I make no claims about the origins of this connection. I just found it interesting. No one is saying that in this section heavy with talk of cults, Wallace made reference to one of the ultimate cult classics (the metal people, not projection), and then that cult classic re-referenced IJ later in its re-imagined form. What I will say, however, is that if there’s anything going in entertainment today that you might be willing to saw your own fingers off to keep watching — as the AFR requires of the MIT engineer in their first test of The Entertainment’s power — it’s Battlestar Galactica. It’s that good.

Click to enlarge. Credit: Chris Ayers http://pooryorickentertainment.tumblr.com/

From Marathe at Ennet house we jump to one of the most notorious endnotes in the book: a seven page section of tight, 9-pt font, with its own footnotes, that’s not made any easier to read since much of it is in high academic style (c/o current Ennet House resident Geoffrey Day), and because it doesn’t appear to have specific relevance to the finally-seeming-to-come-together narrative a few hundred pages back in the book.  Speaking of those pages, there is one seeming inconsistency here. Geoffrey Day, author of this academic article on La Culte du Prochain Train, is sitting within earshot of Marathe, who is clearly sitting within earshot of another conversation about cults, and yet Day appears to take no notice of the legless, wheelchaired man near him.
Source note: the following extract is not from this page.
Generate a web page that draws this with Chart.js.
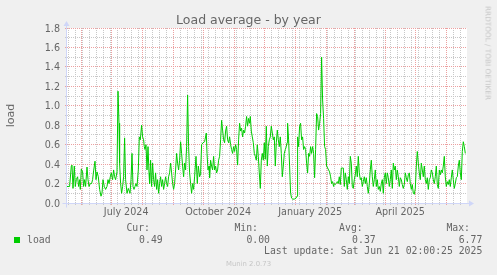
<!DOCTYPE html>
<html>
<head>
<meta charset="utf-8">
<title>Load average - by year</title>
<script src="https://cdn.jsdelivr.net/npm/chart.js@4.4.1/dist/chart.umd.min.js"></script>
<style>
  html, body { margin:0; padding:0; background:#F0F0F0; }
  #wrap { position:relative; width:497px; height:275px; overflow:hidden; background:#F0F0F0; }
  #chart { position:absolute; left:0; top:0; }
  .txt { position:absolute; white-space:nowrap; color:#666666; }
  .sans { font-family:"DejaVu Sans", sans-serif; }
  .mono { font-family:"DejaVu Sans Mono", monospace; font-size:9.8px; height:12px; line-height:12px; text-align:right; }
</style>
</head>
<body>
<div id="wrap">
  <canvas id="chart" width="497" height="275"></canvas>
  <div class="txt sans" style="left:0;width:497px;text-align:center;top:11.8px;height:16px;line-height:16px;font-size:12.5px;">Load average - by year</div>
  <div class="txt sans" style="left:487.5px;top:52.5px;font-size:7.3px;line-height:9px;color:#c6c6c6;transform:translate(-50%,-50%) rotate(90deg);">RRDTOOL / TOBI OETIKER</div>

  <div class="txt mono" style="right:347px;top:222px;">Cur:</div>
  <div class="txt mono" style="right:239px;top:222px;">Min:</div>
  <div class="txt mono" style="right:134.3px;top:222px;">Avg:</div>
  <div class="txt mono" style="right:27px;top:222px;">Max:</div>

  <div style="position:absolute;left:14px;top:236.5px;width:6px;height:6px;background:#00CC00;"></div>
  <div class="txt mono" style="left:27px;top:233.7px;text-align:left;">load</div>
  <div class="txt mono" style="right:334.3px;top:233.7px;">0.49</div>
  <div class="txt mono" style="right:227px;top:233.7px;">0.00</div>
  <div class="txt mono" style="right:121.3px;top:233.7px;">0.37</div>
  <div class="txt mono" style="right:14.7px;top:233.7px;">6.77</div>

  <div class="txt mono" style="right:14.7px;top:245px;">Last update: Sat Jun 21 02:00:25 2025</div>
  <div class="txt sans" style="left:0;width:497px;text-align:center;top:259.6px;height:8px;line-height:8px;font-size:6.9px;color:#c6c6c6;">Munin 2.0.73</div>
</div>

<script>
// ---------- time axis ----------
const DAY_MS = 86400000;
const START_MS = Date.UTC(2024, 4, 17, 20);            // day 0 = left edge of the plot
const X_MIN = 0, X_MAX = 400;                           // 400 days shown
const monthStarts = ['2024-06-01','2024-07-01','2024-08-01','2024-09-01','2024-10-01','2024-11-01',
                     '2024-12-01','2025-01-01','2025-02-01','2025-03-01','2025-04-01','2025-05-01','2025-06-01'];
const xLabelDates = ['2024-07-01','2024-10-01','2025-01-01','2025-04-01'];
const xLabels     = ['July 2024','October 2024','January 2025','April 2025'];
const firstSunday = '2024-05-19';

// ---------- value axis ----------
const yTickValues = [0,0.1,0.2,0.3,0.4,0.5,0.6,0.7,0.8,0.9,1.0,1.1,1.2,1.3,1.4,1.5,1.6,1.7,1.8];

// ---------- data: day (since plot start) and load ----------
const daysA = [0.0,2.6,4.3,5.0,6.0,7.3,8.3,9.3,10.6,11.6,
               12.6,13.3,14.3,15.6,16.6,17.6,18.6,20.0,21.0,22.0,
               23.3,24.6,25.6,26.6,28.0,29.0,30.0,31.3,32.6,34.0,
               35.0,36.0,37.3,38.6,40.0,41.0,42.0,43.3,44.3,45.6,
               46.6,47.6,48.6,50.0,51.0,52.0,52.6,53.6,54.6,55.6,
               56.6,57.6,58.6,60.0,61.3];
const loadA = [.17,.17,.38,.39,.15,.38,.17,.24,.27,.17,
               .24,.14,.35,.32,.17,.24,.17,.37,.24,.17,
               .20,.20,.24,.33,.43,.24,.32,.27,.14,.07,
               .10,.24,.17,.14,.17,.24,.20,.27,.31,.24,
               .34,.27,.24,.32,1.15,.82,.41,.20,.10,.17,
               .27,.67,.24,.10,.15];

const daysB = [63.0,64.0,65.0,66.0,67.0,68.0,69.0,70.0,71.3,72.3,
               73.3,74.6,75.6,76.6,77.3,78.0,79.0,80.0,81.0,82.0,
               82.6,83.6,84.6,85.6,86.6,87.6,88.6,89.6,90.6,91.6,
               92.6,93.6,94.6,95.6,96.6,97.6,98.6,99.6,100.6,101.6,
               102.6,103.6,104.6,105.6,106.6,107.6,108.6,109.6,110.6,111.6,
               112.6,113.6,114.6,115.6,116.6,117.6,118.6,119.6,120.6,121.6,
               122.6,123.6,124.6,125.6,126.6,127.6,129.0];
const loadB = [.10,.24,.51,.17,.14,.17,.20,.17,.34,.68,
               .65,.80,.68,.65,.58,.55,.60,.34,.58,.31,
               .20,.44,.17,.41,.24,.17,.31,.14,.24,.10,
               .20,.27,.17,.24,.14,.20,.27,.20,.17,.27,
               .31,.41,.31,.20,.14,.20,.34,.51,.41,.34,
               .44,.63,.51,.38,.27,.41,.34,.58,1.11,.58,
               .31,.20,.10,.20,.14,.27,.48];

const daysC = [130.3,131.3,132.6,133.6,134.6,136.0,137.6,139.3,140.0,141.0,
               142.0,142.6,143.6,144.6,145.6,146.6,147.6,148.6,149.6,150.6,
               151.6,152.6,153.6,154.6,155.6,156.6,157.6,158.6,159.6,160.6,
               161.6,162.6,163.6,164.6,165.6,166.6,167.6,168.6,169.6,170.6,
               171.6,172.6,173.6,174.6,175.6,176.6,177.6,178.6,179.6,180.6,
               181.6,182.6,183.3,184.3,185.3,186.3,187.3,188.3,189.3,190.3,
               191.3,192.3,193.3,194.3,195.3,196.3];
const loadC = [.20,.38,.27,.30,.60,.62,.63,.72,.51,.34,
               .38,.26,.44,.38,.34,.48,.34,.38,.31,.34,
               .44,.48,.65,.85,.75,.65,.62,.74,.79,.65,
               .62,.68,.60,.55,.51,.58,.53,.60,.55,.39,
               .65,.82,.74,.77,.68,.75,.72,.79,.89,.79,
               .87,.82,.89,.74,.68,.62,.51,.48,.44,.60,
               .48,.31,.15,.44,.51,.44];

const daysD = [197.3,198.3,199.3,200.3,201.3,202.3,203.3,204.3,205.3,206.3,
               207.3,208.3,209.3,210.3,211.3,212.3,213.3,214.3,215.3,216.3,
               217.3,218.3,219.3,220.0,220.6,221.6,222.6,223.6,224.6,225.6,
               227.3,229.0,230.0,230.6,231.6,232.6,233.6,234.6,235.6,236.6,
               237.6,238.6,239.6,240.6,241.6,242.6,243.6,244.6,245.6,246.6,
               247.6,248.6,249.6,250.6,251.6,252.6,253.6,254.6,255.6,256.6,
               257.6,258.6,259.6,260.6,261.6,262.6,263.6,264.6,265.6,266.6];
const loadD = [.62,.45,.79,.38,.58,.65,.68,.79,.72,.65,
               .68,.38,.62,.75,.65,.58,.68,.51,.27,.38,
               .51,.55,.58,.62,.82,.65,.38,.10,.05,.04,
               .04,.05,.07,.68,.58,.79,.82,.65,.68,.55,
               .58,.55,.41,.31,.51,.48,.58,.51,.58,.51,
               .26,.55,.92,.89,.75,.82,.92,1.50,1.06,.87,
               .58,.55,.38,.36,.34,.32,.27,.20,.22,.17];

const daysE = [267.3,268.3,269.3,270.3,271.3,272.3,273.3,274.3,275.3,276.3,
               277.3,278.3,279.3,280.3,281.3,282.3,283.3,284.3,285.3,286.3,
               287.3,288.3,289.3,290.3,291.3,292.3,293.3,294.3,295.3,296.3,
               297.3,298.3,299.3,300.3,301.3,302.3,303.3,304.3,305.3,306.3,
               307.3,308.3,309.3,310.3,311.3,312.3,313.3,314.3,315.3,316.3,
               317.3,318.3,319.3,320.3,321.3,322.3,323.3,324.3,325.3,326.3,
               327.3,328.3,329.3,330.3,331.3,332.3];
const loadE = [.20,.19,.20,.22,.20,.27,.19,.36,.36,.36,
               .17,.31,.24,.14,.27,.20,.48,.41,.17,.15,
               .24,.29,.38,.27,.48,.31,.24,.26,.17,.22,
               .27,.20,.26,.17,.10,.20,.34,.44,.27,.17,
               .24,.34,.17,.24,.14,.17,.12,.20,.24,.10,
               .26,.31,.20,.31,.26,.17,.24,.34,.15,.41,
               .34,.38,.24,.34,.27,.17];

const daysF = [333.3,334.3,335.3,336.3,337.3,338.3,339.3,340.3,341.3,342.3,
               343.3,344.3,345.3,346.3,347.3,348.3,349.3,350.3,351.3,352.3,
               353.3,354.3,355.3,356.3,357.3,358.3,359.3,360.3,361.3,362.3,
               363.3,364.3,365.3,366.3,367.3,368.3,369.3,370.3,371.3,372.3,
               373.3,374.3,375.3,376.3,377.3,378.3,379.3,380.3,381.3,382.3,
               383.3,384.3,385.3,386.3,387.3,388.3,389.3,390.3,391.3,392.3,
               393.3,394.3,395.3,396.3,397.3,398.3];
const loadF = [.26,.24,.19,.15,.19,.31,.26,.22,.29,.31,
               .20,.14,.19,.10,.09,.15,.38,.53,.41,.31,
               .24,.41,.34,.27,.38,.24,.20,.26,.14,.24,
               .26,.34,.31,.24,.20,.27,.38,.19,.15,.34,
               .29,.34,.31,.38,.48,.27,.17,.22,.19,.24,
               .17,.26,.34,.24,.15,.20,.26,.27,.38,.44,
               .31,.24,.53,.63,.58,.51];

// ---------- build ----------
const days = [].concat(daysA, daysB, daysC, daysD, daysE, daysF);
const load = [].concat(loadA, loadB, loadC, loadD, loadE, loadF);
if (days.length !== load.length) console.error('length mismatch', days.length, load.length);
const points = days.map((d, i) => ({ x: d, y: load[i] }));

const dayOf = s => (Date.parse(s + 'T00:00:00Z') - START_MS) / DAY_MS;
const majorDays = monthStarts.map(dayOf);
const xTicks = majorDays.map(v => ({ value: v, major: true }));
for (let d = dayOf(firstSunday); d < X_MAX; d += 7) {
  if (!majorDays.some(m => Math.abs(m - d) < 0.6)) xTicks.push({ value: d, major: false });
}
xTicks.sort((a, b) => a.value - b.value);
const labelDays = xLabelDates.map(dayOf);
const xLabelFor = v => {
  const i = labelDays.findIndex(d => Math.abs(d - v) < 0.01);
  return i >= 0 ? xLabels[i] : '';
};
const isMajorY = v => Math.round(v * 10) % 2 === 0;
const yTicks = yTickValues.map(v => ({ value: v, major: isMajorY(v) }));

const MAJOR = 'rgb(236,160,160)';
const MINOR = 'rgb(200,200,200)';
const AXIS = '#CFD6F8';
const FONT = '#666666';

const rrdFrame = {
  id: 'rrdFrame',
  beforeDraw(chart) {
    const { ctx, chartArea: a } = chart;
    ctx.save();
    ctx.fillStyle = '#FFFFFF';
    ctx.fillRect(a.left, a.top, a.right - a.left, a.bottom - a.top);
    ctx.restore();
  },
  afterDatasetsDraw(chart) {
    const { ctx, chartArea: a } = chart;
    const x0 = a.left - 0.5, y0 = a.bottom + 0.5;
    ctx.save();
    ctx.strokeStyle = AXIS;
    ctx.lineWidth = 1;
    ctx.beginPath();
    ctx.moveTo(x0 - 4, y0); ctx.lineTo(a.right + 4, y0);
    ctx.moveTo(x0, y0 + 4); ctx.lineTo(x0, a.top - 4);
    ctx.stroke();
    ctx.fillStyle = AXIS;
    ctx.beginPath();
    ctx.moveTo(a.right + 2, y0 - 3); ctx.lineTo(a.right + 2, y0 + 3); ctx.lineTo(a.right + 7, y0);
    ctx.closePath(); ctx.fill();
    ctx.beginPath();
    ctx.moveTo(x0 - 3, a.top - 2); ctx.lineTo(x0 + 3, a.top - 2); ctx.lineTo(x0, a.top - 7);
    ctx.closePath(); ctx.fill();
    ctx.restore();
  }
};

new Chart(document.getElementById('chart'), {
  type: 'line',
  data: {
    datasets: [{
      label: 'load',
      data: points,
      borderColor: '#00CC00',
      borderWidth: 1,
      pointRadius: 0,
      tension: 0,
      fill: false
    }]
  },
  options: {
    responsive: false,
    animation: false,
    devicePixelRatio: 1,
    layout: { padding: { left: 0, top: 28, right: 30, bottom: 0 } },
    plugins: { legend: { display: false }, tooltip: { enabled: false }, title: { display: false } },
    scales: {
      x: {
        type: 'linear',
        min: X_MIN, max: X_MAX,
        afterBuildTicks: s => { s.ticks = xTicks.map(t => ({ value: t.value, major: t.major })); },
        afterFit: s => { s.height = 72; },
        grid: {
          color: ctx => (ctx.tick && ctx.tick.major) ? MAJOR : MINOR,
          lineWidth: 1, drawTicks: true, tickLength: 2, tickBorderDash: []
        },
        border: { display: false, dash: [1, 1] },
        ticks: {
          autoSkip: false, maxRotation: 0, minRotation: 0,
          labelOffset: 15, padding: 1.6, color: FONT,
          font: { family: 'DejaVu Sans', size: 9.6 },
          callback: v => xLabelFor(v)
        }
      },
      y: {
        type: 'linear',
        min: 0, max: 1.8,
        afterBuildTicks: s => { s.ticks = yTicks.map(t => ({ value: t.value, major: t.major })); },
        afterFit: s => { s.width = 67; },
        grid: {
          color: ctx => (ctx.tick && ctx.tick.major) ? MAJOR : MINOR,
          lineWidth: 1, drawTicks: true, tickLength: 2, tickBorderDash: []
        },
        border: { display: false, dash: [1, 1] },
        ticks: {
          autoSkip: false, padding: 5, labelOffset: 1, color: FONT,
          font: { family: 'DejaVu Sans', size: 9.6 },
          callback: v => isMajorY(v) ? v.toFixed(1) : ''
        },
        title: {
          display: true, text: 'load', color: FONT,
          font: { family: 'DejaVu Sans', size: 11.1 },
          padding: { top: 4.5, bottom: 0 }
        }
      }
    }
  },
  plugins: [rrdFrame]
});
</script>
</body>
</html>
The articles here, and Struck’s attempts to plagiarise them, give some insight into the whole territorial dispute and provide some parallels to our own geopolitical disagreements. We learn of the “Faire un Bernard Wayne,” and when Wallace writes that “Disastrously, Struck blithely transposes this stuff too, with not even a miniature appliance-size bulb flickering anywhere over his head,” I don’t think he’s merely referring to the disaster of plagiarism. As we learned earlier, “An employee at the Academy of tennis of Enfield had been recruited and joined the Canadian instructor and student already inside for closer work of surveillance.” And this essay is for Poutrincourt, who may not appreciate what Struck appears to know, even if he doesn’t really know it.